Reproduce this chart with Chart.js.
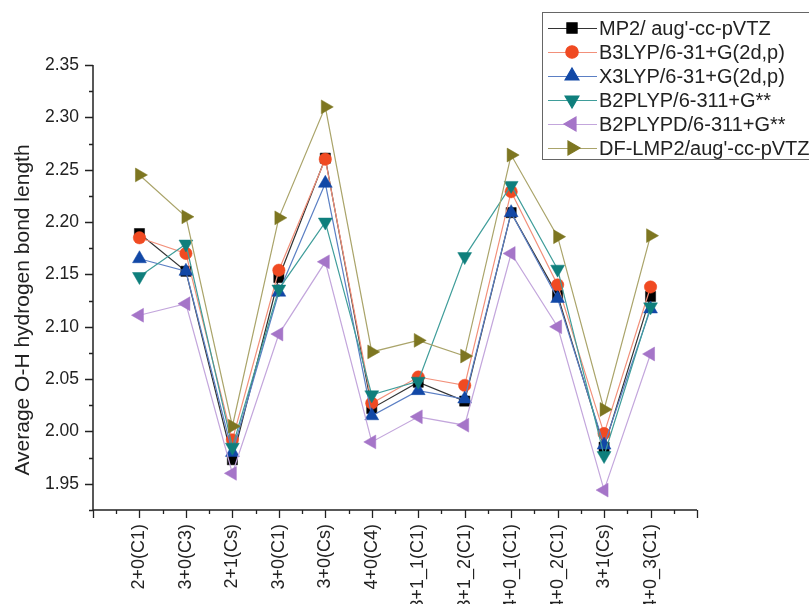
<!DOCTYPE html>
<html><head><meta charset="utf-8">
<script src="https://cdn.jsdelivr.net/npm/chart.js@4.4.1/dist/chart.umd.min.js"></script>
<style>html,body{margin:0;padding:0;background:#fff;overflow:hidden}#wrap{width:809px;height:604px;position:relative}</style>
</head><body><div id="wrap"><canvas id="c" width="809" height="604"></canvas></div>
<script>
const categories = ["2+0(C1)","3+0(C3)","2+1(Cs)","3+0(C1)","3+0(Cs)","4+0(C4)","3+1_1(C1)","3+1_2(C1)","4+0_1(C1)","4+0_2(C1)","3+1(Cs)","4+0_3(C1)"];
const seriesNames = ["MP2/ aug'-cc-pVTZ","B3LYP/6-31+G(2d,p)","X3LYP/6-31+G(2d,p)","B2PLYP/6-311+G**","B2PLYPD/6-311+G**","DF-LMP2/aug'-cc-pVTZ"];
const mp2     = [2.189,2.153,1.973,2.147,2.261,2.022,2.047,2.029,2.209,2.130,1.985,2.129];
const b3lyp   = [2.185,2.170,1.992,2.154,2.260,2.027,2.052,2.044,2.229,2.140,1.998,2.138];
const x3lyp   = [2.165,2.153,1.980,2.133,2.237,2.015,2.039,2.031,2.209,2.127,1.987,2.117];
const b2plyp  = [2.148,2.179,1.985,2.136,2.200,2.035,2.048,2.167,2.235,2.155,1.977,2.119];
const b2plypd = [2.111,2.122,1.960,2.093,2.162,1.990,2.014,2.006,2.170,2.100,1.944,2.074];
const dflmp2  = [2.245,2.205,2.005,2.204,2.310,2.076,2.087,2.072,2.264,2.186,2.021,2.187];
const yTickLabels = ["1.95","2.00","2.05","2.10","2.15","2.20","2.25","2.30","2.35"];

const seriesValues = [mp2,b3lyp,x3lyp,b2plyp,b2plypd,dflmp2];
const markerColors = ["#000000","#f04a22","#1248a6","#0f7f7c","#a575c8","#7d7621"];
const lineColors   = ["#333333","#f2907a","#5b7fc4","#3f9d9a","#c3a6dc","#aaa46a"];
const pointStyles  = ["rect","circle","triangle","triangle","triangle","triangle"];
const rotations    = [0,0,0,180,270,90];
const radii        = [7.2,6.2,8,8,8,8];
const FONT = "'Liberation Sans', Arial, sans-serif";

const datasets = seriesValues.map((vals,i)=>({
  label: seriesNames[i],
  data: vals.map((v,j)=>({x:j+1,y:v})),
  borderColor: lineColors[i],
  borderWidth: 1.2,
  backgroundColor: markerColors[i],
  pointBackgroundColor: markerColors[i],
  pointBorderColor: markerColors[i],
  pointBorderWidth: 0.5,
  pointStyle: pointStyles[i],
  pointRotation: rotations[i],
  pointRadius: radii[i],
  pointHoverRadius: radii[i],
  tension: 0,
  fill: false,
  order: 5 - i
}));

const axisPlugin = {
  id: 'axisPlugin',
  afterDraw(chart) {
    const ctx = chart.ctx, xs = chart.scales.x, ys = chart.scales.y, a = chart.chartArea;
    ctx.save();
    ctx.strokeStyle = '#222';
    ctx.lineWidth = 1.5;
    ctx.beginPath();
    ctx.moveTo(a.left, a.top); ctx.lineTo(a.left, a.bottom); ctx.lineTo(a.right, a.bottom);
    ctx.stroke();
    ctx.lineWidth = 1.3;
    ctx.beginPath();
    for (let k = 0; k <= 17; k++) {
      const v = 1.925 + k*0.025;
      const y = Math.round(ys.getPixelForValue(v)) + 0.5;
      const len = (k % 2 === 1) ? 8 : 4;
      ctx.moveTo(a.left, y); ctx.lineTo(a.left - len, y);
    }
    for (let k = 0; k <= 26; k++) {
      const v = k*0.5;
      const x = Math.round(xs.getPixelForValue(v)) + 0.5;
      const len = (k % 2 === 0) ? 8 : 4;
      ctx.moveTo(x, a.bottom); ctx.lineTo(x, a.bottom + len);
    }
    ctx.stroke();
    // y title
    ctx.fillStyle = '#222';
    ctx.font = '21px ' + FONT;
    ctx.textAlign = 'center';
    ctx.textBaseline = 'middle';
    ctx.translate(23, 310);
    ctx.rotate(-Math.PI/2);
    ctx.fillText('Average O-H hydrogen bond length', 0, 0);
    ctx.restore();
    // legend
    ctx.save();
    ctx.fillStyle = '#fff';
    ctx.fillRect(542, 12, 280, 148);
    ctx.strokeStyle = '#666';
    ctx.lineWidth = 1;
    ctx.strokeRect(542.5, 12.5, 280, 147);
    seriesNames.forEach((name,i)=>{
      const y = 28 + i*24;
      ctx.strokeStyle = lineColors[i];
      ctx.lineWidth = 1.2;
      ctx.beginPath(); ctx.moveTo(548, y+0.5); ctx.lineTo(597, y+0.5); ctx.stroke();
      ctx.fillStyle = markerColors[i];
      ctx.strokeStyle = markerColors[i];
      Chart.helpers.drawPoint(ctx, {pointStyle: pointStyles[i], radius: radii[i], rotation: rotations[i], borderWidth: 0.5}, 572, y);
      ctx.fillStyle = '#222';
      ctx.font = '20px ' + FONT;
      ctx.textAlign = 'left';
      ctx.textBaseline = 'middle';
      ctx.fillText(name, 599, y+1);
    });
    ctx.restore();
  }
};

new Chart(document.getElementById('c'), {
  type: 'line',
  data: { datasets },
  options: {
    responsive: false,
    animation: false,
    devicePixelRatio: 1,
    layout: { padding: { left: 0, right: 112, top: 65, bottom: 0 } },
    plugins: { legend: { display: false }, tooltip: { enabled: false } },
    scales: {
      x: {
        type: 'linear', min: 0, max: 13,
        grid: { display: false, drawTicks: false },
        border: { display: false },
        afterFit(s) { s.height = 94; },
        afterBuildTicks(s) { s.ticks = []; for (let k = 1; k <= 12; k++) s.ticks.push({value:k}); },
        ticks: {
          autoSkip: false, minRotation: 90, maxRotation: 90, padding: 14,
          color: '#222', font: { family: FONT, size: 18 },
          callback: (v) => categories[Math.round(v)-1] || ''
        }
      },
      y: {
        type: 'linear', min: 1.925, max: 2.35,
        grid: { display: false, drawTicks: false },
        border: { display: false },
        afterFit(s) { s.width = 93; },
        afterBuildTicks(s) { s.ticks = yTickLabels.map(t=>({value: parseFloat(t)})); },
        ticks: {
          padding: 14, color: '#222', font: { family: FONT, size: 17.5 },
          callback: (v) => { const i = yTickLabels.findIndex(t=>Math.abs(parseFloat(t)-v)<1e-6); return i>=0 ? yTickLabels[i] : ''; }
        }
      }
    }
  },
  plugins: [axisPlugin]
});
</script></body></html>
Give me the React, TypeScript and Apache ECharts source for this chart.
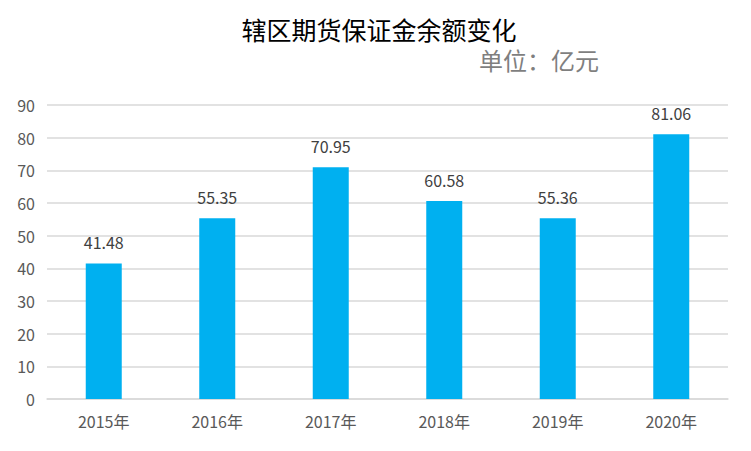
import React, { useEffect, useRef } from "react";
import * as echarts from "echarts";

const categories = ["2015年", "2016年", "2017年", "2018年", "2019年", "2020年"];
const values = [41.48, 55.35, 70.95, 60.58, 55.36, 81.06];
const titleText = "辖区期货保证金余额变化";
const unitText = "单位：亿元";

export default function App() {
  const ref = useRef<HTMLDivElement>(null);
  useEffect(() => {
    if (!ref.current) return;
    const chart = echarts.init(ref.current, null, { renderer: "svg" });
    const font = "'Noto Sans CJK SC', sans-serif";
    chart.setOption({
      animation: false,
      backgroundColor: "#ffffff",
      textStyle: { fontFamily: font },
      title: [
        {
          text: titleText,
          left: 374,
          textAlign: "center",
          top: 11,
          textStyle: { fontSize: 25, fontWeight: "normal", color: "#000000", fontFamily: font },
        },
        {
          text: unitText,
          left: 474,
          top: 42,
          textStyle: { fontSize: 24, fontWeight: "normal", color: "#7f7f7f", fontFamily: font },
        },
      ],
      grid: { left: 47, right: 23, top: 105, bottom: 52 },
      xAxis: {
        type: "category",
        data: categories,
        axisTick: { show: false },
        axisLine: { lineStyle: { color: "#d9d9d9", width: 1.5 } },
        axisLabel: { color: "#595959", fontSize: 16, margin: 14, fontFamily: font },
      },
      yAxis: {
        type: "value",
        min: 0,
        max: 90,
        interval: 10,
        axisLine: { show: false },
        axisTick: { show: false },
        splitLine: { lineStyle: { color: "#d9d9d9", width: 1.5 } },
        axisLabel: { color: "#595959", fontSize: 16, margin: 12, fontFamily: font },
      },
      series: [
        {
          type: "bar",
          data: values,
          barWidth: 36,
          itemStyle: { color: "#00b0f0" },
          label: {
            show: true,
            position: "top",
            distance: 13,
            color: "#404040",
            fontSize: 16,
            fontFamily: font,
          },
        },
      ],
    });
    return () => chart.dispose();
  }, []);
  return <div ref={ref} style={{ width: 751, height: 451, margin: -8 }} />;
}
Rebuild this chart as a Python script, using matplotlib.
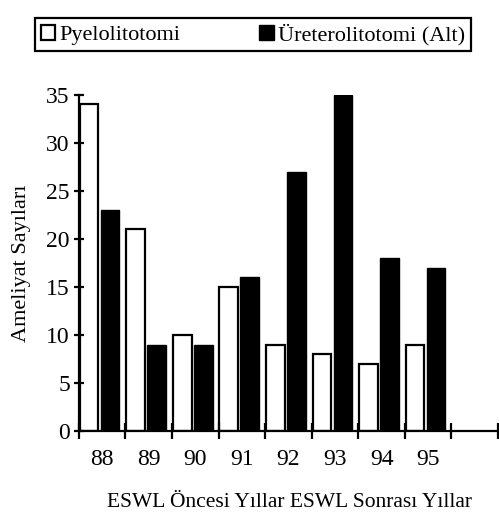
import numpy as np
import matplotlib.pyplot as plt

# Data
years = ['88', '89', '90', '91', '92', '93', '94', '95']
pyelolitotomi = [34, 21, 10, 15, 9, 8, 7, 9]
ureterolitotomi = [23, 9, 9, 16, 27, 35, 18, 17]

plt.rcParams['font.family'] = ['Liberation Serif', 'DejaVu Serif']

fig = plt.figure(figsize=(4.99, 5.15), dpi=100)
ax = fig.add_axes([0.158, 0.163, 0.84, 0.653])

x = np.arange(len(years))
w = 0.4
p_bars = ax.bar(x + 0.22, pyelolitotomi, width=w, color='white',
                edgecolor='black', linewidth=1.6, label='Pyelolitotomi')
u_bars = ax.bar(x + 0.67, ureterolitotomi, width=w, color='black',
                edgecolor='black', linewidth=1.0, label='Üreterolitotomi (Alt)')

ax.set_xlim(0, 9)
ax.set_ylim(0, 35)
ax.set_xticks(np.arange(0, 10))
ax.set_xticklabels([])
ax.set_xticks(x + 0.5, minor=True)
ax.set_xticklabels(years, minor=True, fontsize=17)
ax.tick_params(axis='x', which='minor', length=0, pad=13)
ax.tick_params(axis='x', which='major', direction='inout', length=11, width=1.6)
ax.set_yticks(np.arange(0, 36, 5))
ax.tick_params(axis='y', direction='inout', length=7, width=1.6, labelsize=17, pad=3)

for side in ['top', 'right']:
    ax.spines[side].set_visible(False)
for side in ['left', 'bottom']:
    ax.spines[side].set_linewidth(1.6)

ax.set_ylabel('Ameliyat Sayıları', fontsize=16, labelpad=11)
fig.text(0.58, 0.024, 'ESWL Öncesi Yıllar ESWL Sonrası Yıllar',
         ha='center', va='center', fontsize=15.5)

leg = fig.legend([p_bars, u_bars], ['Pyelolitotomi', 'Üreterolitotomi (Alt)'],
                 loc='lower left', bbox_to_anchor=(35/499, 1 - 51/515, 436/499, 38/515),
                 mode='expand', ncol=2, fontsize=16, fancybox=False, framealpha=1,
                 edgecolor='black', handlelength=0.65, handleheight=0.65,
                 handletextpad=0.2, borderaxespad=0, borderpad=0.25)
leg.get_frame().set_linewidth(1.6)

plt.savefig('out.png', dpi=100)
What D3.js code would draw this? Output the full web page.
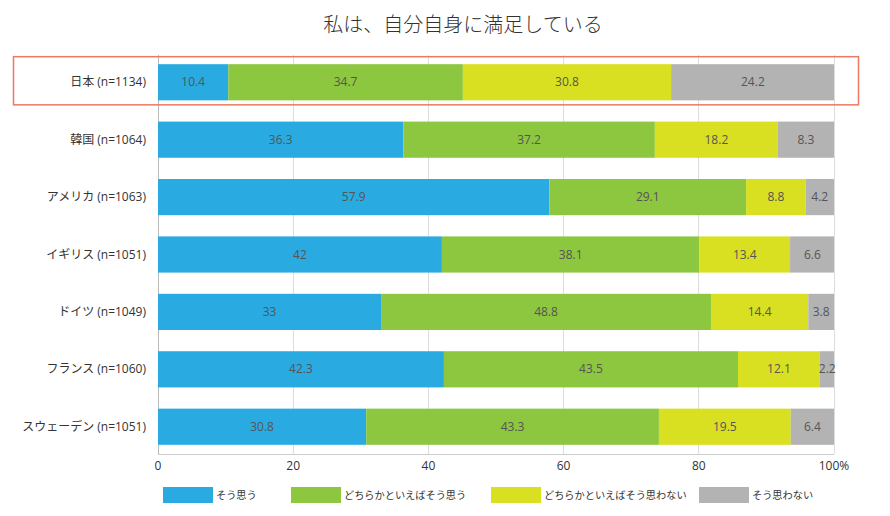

========

• Task prompt: Except for the pictures, write out exactly the lines from the line that contains "Give me the" through the line that contains "import * as", including both.

• Written solution:
Give me the React, TypeScript and Apache ECharts source for this chart.
import React, { useEffect, useRef } from "react";
import * as echarts from "echarts";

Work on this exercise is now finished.